WRITTEN INSTRUCTION - Copy the full set of lines exactly as given.

DATA EXCERPT -
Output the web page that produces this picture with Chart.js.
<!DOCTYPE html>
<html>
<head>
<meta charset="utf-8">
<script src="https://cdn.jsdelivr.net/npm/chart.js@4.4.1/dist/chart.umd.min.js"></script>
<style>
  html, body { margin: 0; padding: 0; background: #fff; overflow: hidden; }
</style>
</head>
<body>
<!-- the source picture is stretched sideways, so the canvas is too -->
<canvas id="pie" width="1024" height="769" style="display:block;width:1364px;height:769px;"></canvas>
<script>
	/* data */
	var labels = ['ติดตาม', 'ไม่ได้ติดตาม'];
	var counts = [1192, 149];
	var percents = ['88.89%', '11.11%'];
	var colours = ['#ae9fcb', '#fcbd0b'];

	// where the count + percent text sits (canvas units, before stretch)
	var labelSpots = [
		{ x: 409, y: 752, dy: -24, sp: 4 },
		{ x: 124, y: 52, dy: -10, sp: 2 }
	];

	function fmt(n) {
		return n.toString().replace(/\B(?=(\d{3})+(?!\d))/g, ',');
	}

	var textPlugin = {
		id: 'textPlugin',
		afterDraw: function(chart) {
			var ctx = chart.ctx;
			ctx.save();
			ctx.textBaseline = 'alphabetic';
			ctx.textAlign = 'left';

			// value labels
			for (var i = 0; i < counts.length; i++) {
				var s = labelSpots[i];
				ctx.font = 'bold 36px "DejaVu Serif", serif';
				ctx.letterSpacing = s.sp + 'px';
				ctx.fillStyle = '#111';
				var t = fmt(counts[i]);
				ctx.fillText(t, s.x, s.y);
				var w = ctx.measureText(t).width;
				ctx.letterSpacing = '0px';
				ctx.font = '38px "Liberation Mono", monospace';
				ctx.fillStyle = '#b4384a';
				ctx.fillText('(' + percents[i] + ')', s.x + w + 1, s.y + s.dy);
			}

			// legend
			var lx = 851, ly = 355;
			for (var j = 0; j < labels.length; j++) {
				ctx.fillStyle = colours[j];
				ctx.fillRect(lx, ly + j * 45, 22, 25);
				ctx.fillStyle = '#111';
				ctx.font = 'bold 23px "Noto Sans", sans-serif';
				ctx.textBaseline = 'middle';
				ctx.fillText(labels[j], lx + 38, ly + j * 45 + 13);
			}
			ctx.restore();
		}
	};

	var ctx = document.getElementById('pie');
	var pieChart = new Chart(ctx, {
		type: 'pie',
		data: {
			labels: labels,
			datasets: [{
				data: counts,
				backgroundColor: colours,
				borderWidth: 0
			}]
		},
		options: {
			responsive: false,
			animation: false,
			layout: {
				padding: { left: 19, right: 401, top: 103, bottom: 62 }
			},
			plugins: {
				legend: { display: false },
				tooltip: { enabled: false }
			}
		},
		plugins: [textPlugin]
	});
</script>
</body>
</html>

SOLVED PROBLEM -
Output the web page that produces this picture with Chart.js.
<!DOCTYPE html>
<html>
<head>
<meta charset="utf-8">
<script src="https://cdn.jsdelivr.net/npm/chart.js@4.4.1/dist/chart.umd.min.js"></script>
<style>
  html, body { margin: 0; padding: 0; background: #fff; overflow: hidden; }
</style>
</head>
<body>
<!-- the source picture is stretched sideways, so the canvas is too -->
<canvas id="pie" width="1024" height="769" style="display:block;width:1364px;height:769px;"></canvas>
<script>
	/* data */
	var labels = ['ติดตาม', 'ไม่ได้ติดตาม'];
	var counts = [1192, 149];
	var percents = ['88.89%', '11.11%'];
	var colours = ['#ae9fcb', '#fcbd0b'];

	// where the count + percent text sits (canvas units, before stretch)
	var labelSpots = [
		{ x: 409, y: 752, dy: -24, sp: 4 },
		{ x: 124, y: 52, dy: -10, sp: 2 }
	];

	function fmt(n) {
		return n.toString().replace(/\B(?=(\d{3})+(?!\d))/g, ',');
	}

	var textPlugin = {
		id: 'textPlugin',
		afterDraw: function(chart) {
			var ctx = chart.ctx;
			ctx.save();
			ctx.textBaseline = 'alphabetic';
			ctx.textAlign = 'left';

			// value labels
			for (var i = 0; i < counts.length; i++) {
				var s = labelSpots[i];
				ctx.font = 'bold 36px "DejaVu Serif", serif';
				ctx.letterSpacing = s.sp + 'px';
				ctx.fillStyle = '#111';
				var t = fmt(counts[i]);
				ctx.fillText(t, s.x, s.y);
				var w = ctx.measureText(t).width;
				ctx.letterSpacing = '0px';
				ctx.font = '38px "Liberation Mono", monospace';
				ctx.fillStyle = '#b4384a';
				ctx.fillText('(' + percents[i] + ')', s.x + w + 1, s.y + s.dy);
			}

			// legend
			var lx = 851, ly = 355;
			for (var j = 0; j < labels.length; j++) {
				ctx.fillStyle = colours[j];
				ctx.fillRect(lx, ly + j * 45, 22, 25);
				ctx.fillStyle = '#111';
				ctx.font = 'bold 23px "Noto Sans", sans-serif';
				ctx.textBaseline = 'middle';
				ctx.fillText(labels[j], lx + 38, ly + j * 45 + 13);
			}
			ctx.restore();
		}
	};

	var ctx = document.getElementById('pie');
	var pieChart = new Chart(ctx, {
		type: 'pie',
		data: {
			labels: labels,
			datasets: [{
				data: counts,
				backgroundColor: colours,
				borderWidth: 0
			}]
		},
		options: {
			responsive: false,
			animation: false,
			layout: {
				padding: { left: 19, right: 401, top: 103, bottom: 62 }
			},
			plugins: {
				legend: { display: false },
				tooltip: { enabled: false }
			}
		},
		plugins: [textPlugin]
	});
</script>
</body>
</html>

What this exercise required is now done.